Skip the pictures. Transcribe the rest of the data below without changing a word.
** begin Provided material **
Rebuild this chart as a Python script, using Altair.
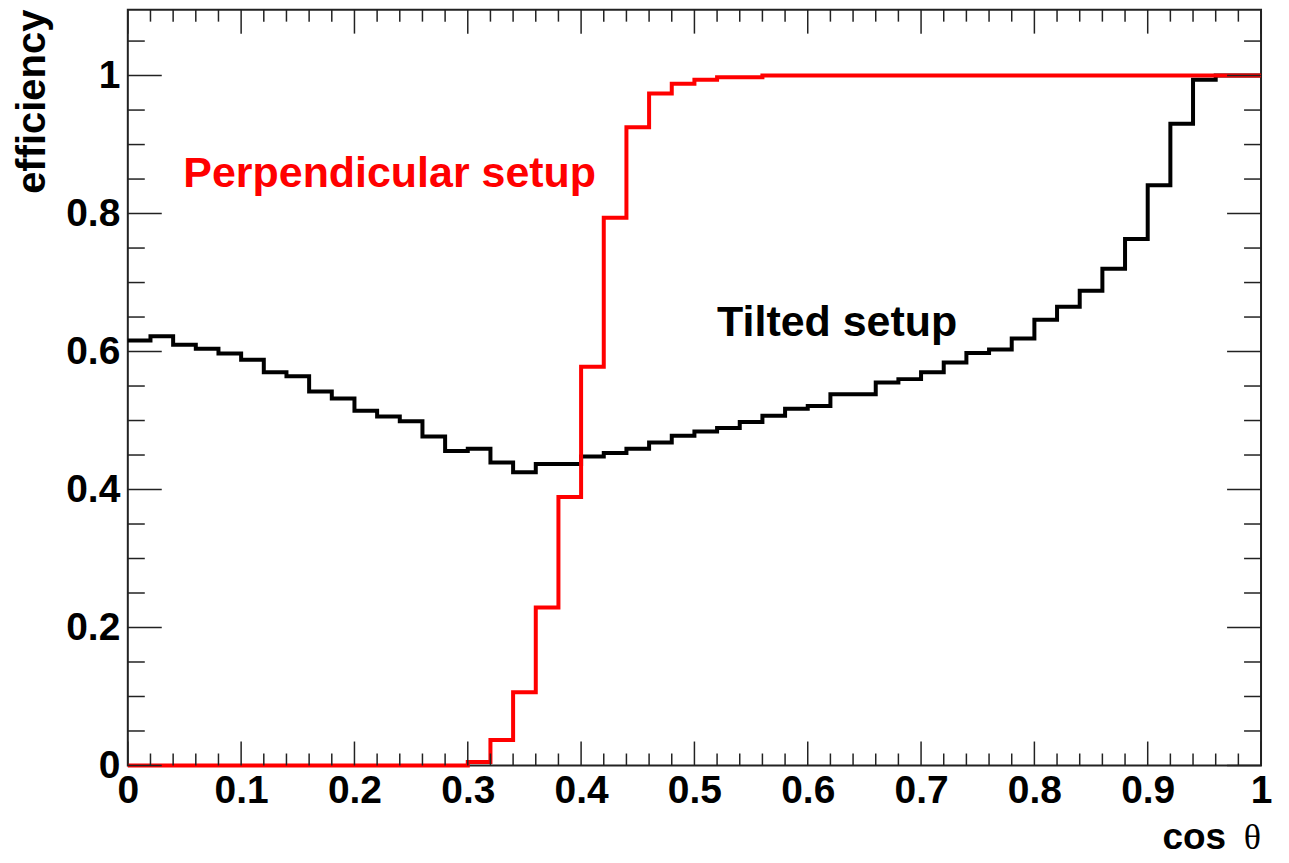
import altair as alt
import pandas as pd

# ---- data ----
n_bins = 50
bin_lo = [round(i * 0.02, 2) for i in range(n_bins)]

tilted = [0.616, 0.622, 0.610, 0.604, 0.597, 0.588, 0.570, 0.564, 0.542, 0.532,
          0.514, 0.506, 0.499, 0.477, 0.456, 0.459, 0.439, 0.425, 0.437, 0.437,
          0.448, 0.453, 0.459, 0.468, 0.478, 0.484, 0.489, 0.498, 0.507, 0.517,
          0.521, 0.538, 0.538, 0.555, 0.560, 0.570, 0.584, 0.598, 0.603, 0.619,
          0.646, 0.665, 0.688, 0.720, 0.763, 0.841, 0.930, 0.994, 1.000, 1.000]

perpendicular = [0.0, 0.0, 0.0, 0.0, 0.0, 0.0, 0.0, 0.0, 0.0, 0.0,
                 0.0, 0.0, 0.0, 0.0, 0.0, 0.005, 0.037, 0.106, 0.229, 0.389,
                 0.578, 0.794, 0.925, 0.974, 0.988, 0.994, 0.9975, 0.9975, 1.0, 1.0,
                 1.0, 1.0, 1.0, 1.0, 1.0, 1.0, 1.0, 1.0, 1.0, 1.0,
                 1.0, 1.0, 1.0, 1.0, 1.0, 1.0, 1.0, 1.0, 1.0, 1.0]

x_major = [0, 0.1, 0.2, 0.3, 0.4, 0.5, 0.6, 0.7, 0.8, 0.9, 1.0]
x_minor = [round(i * 0.02, 2) for i in range(1, 50) if i % 5]
y_major = [0, 0.2, 0.4, 0.6, 0.8, 1.0]
y_minor = [0.05, 0.1, 0.15, 0.25, 0.3, 0.35, 0.45, 0.5, 0.55, 0.65, 0.7, 0.75,
           0.85, 0.9, 0.95, 1.05]

labels_text = ["Perpendicular setup", "Tilted setup"]

# ---- layout ----
W, H = 1135, 757
FONT = "Liberation Sans"
TICK_COLOR = "#222222"

xscale = alt.Scale(domain=[0, 1], nice=False, zero=False)
yscale = alt.Scale(domain=[0, H / 691.0], nice=False, zero=False)


def hist_df(vals):
    return pd.DataFrame({"x": bin_lo + [1.0], "y": vals + [vals[-1]]})


xaxis = alt.Axis(values=x_major, format="~g", grid=False, domain=False, ticks=False,
                 tickSize=0, labelFont=FONT, labelFontWeight="bold", labelFontSize=39,
                 labelColor="black", labelPadding=6, labelFlush=False, title=None)
yaxis = alt.Axis(values=y_major, format="~g", grid=False, domain=False, ticks=False,
                 tickSize=0, labelFont=FONT, labelFontWeight="bold", labelFontSize=39,
                 labelColor="black", labelPadding=8, labelFlush=False, title=None)

black = alt.Chart(hist_df(tilted)).mark_line(
    interpolate="step-after", color="black", strokeWidth=4
).encode(
    x=alt.X("x:Q", scale=xscale, axis=xaxis),
    y=alt.Y("y:Q", scale=yscale, axis=yaxis),
)

red = alt.Chart(hist_df(perpendicular)).mark_line(
    interpolate="step-after", color="#ff0000", strokeWidth=4
).encode(
    x=alt.X("x:Q", scale=xscale, axis=xaxis),
    y=alt.Y("y:Q", scale=yscale, axis=yaxis),
)


def xticks(vals, length, top):
    df = pd.DataFrame({"v": vals})
    if top:
        y0, y1 = 0, length
    else:
        y0, y1 = H, H - length
    return alt.Chart(df).mark_rule(color=TICK_COLOR, strokeWidth=1.5).encode(
        x=alt.X("v:Q", scale=xscale, axis=xaxis),
        y=alt.value(y0), y2=alt.value(y1),
    )


def yticks(vals, length, right):
    df = pd.DataFrame({"v": vals})
    if right:
        x0, x1 = W, W - length
    else:
        x0, x1 = 0, length
    return alt.Chart(df).mark_rule(color=TICK_COLOR, strokeWidth=1.5).encode(
        y=alt.Y("v:Q", scale=yscale, axis=yaxis),
        x=alt.value(x0), x2=alt.value(x1),
    )


ticks = [
    xticks(x_major, 24, False), xticks(x_major, 24, True),
    xticks(x_minor, 12, False), xticks(x_minor, 12, True),
    yticks(y_major, 34, False), yticks(y_major, 34, True),
    yticks(y_minor, 17, False), yticks(y_minor, 17, True),
]

base = alt.Chart(pd.DataFrame({"a": [0]}))

perp_label = base.mark_text(
    text=labels_text[0], color="#ff0000", font=FONT, fontWeight="bold",
    fontSize=43, align="left", baseline="alphabetic"
).encode(x=alt.X(datum=0.049, scale=xscale, axis=xaxis),
         y=alt.Y(datum=0.838, scale=yscale, axis=yaxis))

tilt_label = base.mark_text(
    text=labels_text[1], color="black", font=FONT, fontWeight="bold",
    fontSize=43, align="left", baseline="alphabetic"
).encode(x=alt.X(datum=0.52, scale=xscale, axis=xaxis),
         y=alt.Y(datum=0.622, scale=yscale, axis=yaxis))

ytitle = base.mark_text(
    text="efficiency", color="black", font=FONT, fontWeight="bold",
    fontSize=40, angle=270, align="right", baseline="middle"
).encode(x=alt.value(-95), y=alt.value(0))

xtitle_cos = base.mark_text(
    text="cos", color="black", font=FONT, fontWeight="bold",
    fontSize=37, align="right", baseline="alphabetic"
).encode(x=alt.value(W - 35), y=alt.value(H + 84))

xtitle_theta = base.mark_text(
    text="θ", color="black", font="Liberation Serif", fontWeight="normal",
    fontSize=36, align="right", baseline="alphabetic"
).encode(x=alt.value(W), y=alt.value(H + 84))

chart = alt.layer(
    black, red, *ticks, perp_label, tilt_label, ytitle, xtitle_cos, xtitle_theta
).properties(
    width=W, height=H,
    autosize=alt.AutoSizeParams(type="none"),
    padding={"left": 120, "top": 1, "right": 20, "bottom": 96},
    background="white",
).configure_view(
    stroke="#222222", strokeWidth=2
)

chart.save("out.html", embed_options={"renderer": "svg", "actions": False})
** end Provided material **
> _Task solution_
Rebuild this chart as a Python script, using Altair.
import altair as alt
import pandas as pd

# ---- data ----
n_bins = 50
bin_lo = [round(i * 0.02, 2) for i in range(n_bins)]

tilted = [0.616, 0.622, 0.610, 0.604, 0.597, 0.588, 0.570, 0.564, 0.542, 0.532,
          0.514, 0.506, 0.499, 0.477, 0.456, 0.459, 0.439, 0.425, 0.437, 0.437,
          0.448, 0.453, 0.459, 0.468, 0.478, 0.484, 0.489, 0.498, 0.507, 0.517,
          0.521, 0.538, 0.538, 0.555, 0.560, 0.570, 0.584, 0.598, 0.603, 0.619,
          0.646, 0.665, 0.688, 0.720, 0.763, 0.841, 0.930, 0.994, 1.000, 1.000]

perpendicular = [0.0, 0.0, 0.0, 0.0, 0.0, 0.0, 0.0, 0.0, 0.0, 0.0,
                 0.0, 0.0, 0.0, 0.0, 0.0, 0.005, 0.037, 0.106, 0.229, 0.389,
                 0.578, 0.794, 0.925, 0.974, 0.988, 0.994, 0.9975, 0.9975, 1.0, 1.0,
                 1.0, 1.0, 1.0, 1.0, 1.0, 1.0, 1.0, 1.0, 1.0, 1.0,
                 1.0, 1.0, 1.0, 1.0, 1.0, 1.0, 1.0, 1.0, 1.0, 1.0]

x_major = [0, 0.1, 0.2, 0.3, 0.4, 0.5, 0.6, 0.7, 0.8, 0.9, 1.0]
x_minor = [round(i * 0.02, 2) for i in range(1, 50) if i % 5]
y_major = [0, 0.2, 0.4, 0.6, 0.8, 1.0]
y_minor = [0.05, 0.1, 0.15, 0.25, 0.3, 0.35, 0.45, 0.5, 0.55, 0.65, 0.7, 0.75,
           0.85, 0.9, 0.95, 1.05]

labels_text = ["Perpendicular setup", "Tilted setup"]

# ---- layout ----
W, H = 1135, 757
FONT = "Liberation Sans"
TICK_COLOR = "#222222"

xscale = alt.Scale(domain=[0, 1], nice=False, zero=False)
yscale = alt.Scale(domain=[0, H / 691.0], nice=False, zero=False)


def hist_df(vals):
    return pd.DataFrame({"x": bin_lo + [1.0], "y": vals + [vals[-1]]})


xaxis = alt.Axis(values=x_major, format="~g", grid=False, domain=False, ticks=False,
                 tickSize=0, labelFont=FONT, labelFontWeight="bold", labelFontSize=39,
                 labelColor="black", labelPadding=6, labelFlush=False, title=None)
yaxis = alt.Axis(values=y_major, format="~g", grid=False, domain=False, ticks=False,
                 tickSize=0, labelFont=FONT, labelFontWeight="bold", labelFontSize=39,
                 labelColor="black", labelPadding=8, labelFlush=False, title=None)

black = alt.Chart(hist_df(tilted)).mark_line(
    interpolate="step-after", color="black", strokeWidth=4
).encode(
    x=alt.X("x:Q", scale=xscale, axis=xaxis),
    y=alt.Y("y:Q", scale=yscale, axis=yaxis),
)

red = alt.Chart(hist_df(perpendicular)).mark_line(
    interpolate="step-after", color="#ff0000", strokeWidth=4
).encode(
    x=alt.X("x:Q", scale=xscale, axis=xaxis),
    y=alt.Y("y:Q", scale=yscale, axis=yaxis),
)


def xticks(vals, length, top):
    df = pd.DataFrame({"v": vals})
    if top:
        y0, y1 = 0, length
    else:
        y0, y1 = H, H - length
    return alt.Chart(df).mark_rule(color=TICK_COLOR, strokeWidth=1.5).encode(
        x=alt.X("v:Q", scale=xscale, axis=xaxis),
        y=alt.value(y0), y2=alt.value(y1),
    )


def yticks(vals, length, right):
    df = pd.DataFrame({"v": vals})
    if right:
        x0, x1 = W, W - length
    else:
        x0, x1 = 0, length
    return alt.Chart(df).mark_rule(color=TICK_COLOR, strokeWidth=1.5).encode(
        y=alt.Y("v:Q", scale=yscale, axis=yaxis),
        x=alt.value(x0), x2=alt.value(x1),
    )


ticks = [
    xticks(x_major, 24, False), xticks(x_major, 24, True),
    xticks(x_minor, 12, False), xticks(x_minor, 12, True),
    yticks(y_major, 34, False), yticks(y_major, 34, True),
    yticks(y_minor, 17, False), yticks(y_minor, 17, True),
]

base = alt.Chart(pd.DataFrame({"a": [0]}))

perp_label = base.mark_text(
    text=labels_text[0], color="#ff0000", font=FONT, fontWeight="bold",
    fontSize=43, align="left", baseline="alphabetic"
).encode(x=alt.X(datum=0.049, scale=xscale, axis=xaxis),
         y=alt.Y(datum=0.838, scale=yscale, axis=yaxis))

tilt_label = base.mark_text(
    text=labels_text[1], color="black", font=FONT, fontWeight="bold",
    fontSize=43, align="left", baseline="alphabetic"
).encode(x=alt.X(datum=0.52, scale=xscale, axis=xaxis),
         y=alt.Y(datum=0.622, scale=yscale, axis=yaxis))

ytitle = base.mark_text(
    text="efficiency", color="black", font=FONT, fontWeight="bold",
    fontSize=40, angle=270, align="right", baseline="middle"
).encode(x=alt.value(-95), y=alt.value(0))

xtitle_cos = base.mark_text(
    text="cos", color="black", font=FONT, fontWeight="bold",
    fontSize=37, align="right", baseline="alphabetic"
).encode(x=alt.value(W - 35), y=alt.value(H + 84))

xtitle_theta = base.mark_text(
    text="θ", color="black", font="Liberation Serif", fontWeight="normal",
    fontSize=36, align="right", baseline="alphabetic"
).encode(x=alt.value(W), y=alt.value(H + 84))

chart = alt.layer(
    black, red, *ticks, perp_label, tilt_label, ytitle, xtitle_cos, xtitle_theta
).properties(
    width=W, height=H,
    autosize=alt.AutoSizeParams(type="none"),
    padding={"left": 120, "top": 1, "right": 20, "bottom": 96},
    background="white",
).configure_view(
    stroke="#222222", strokeWidth=2
)

chart.save("out.html", embed_options={"renderer": "svg", "actions": False})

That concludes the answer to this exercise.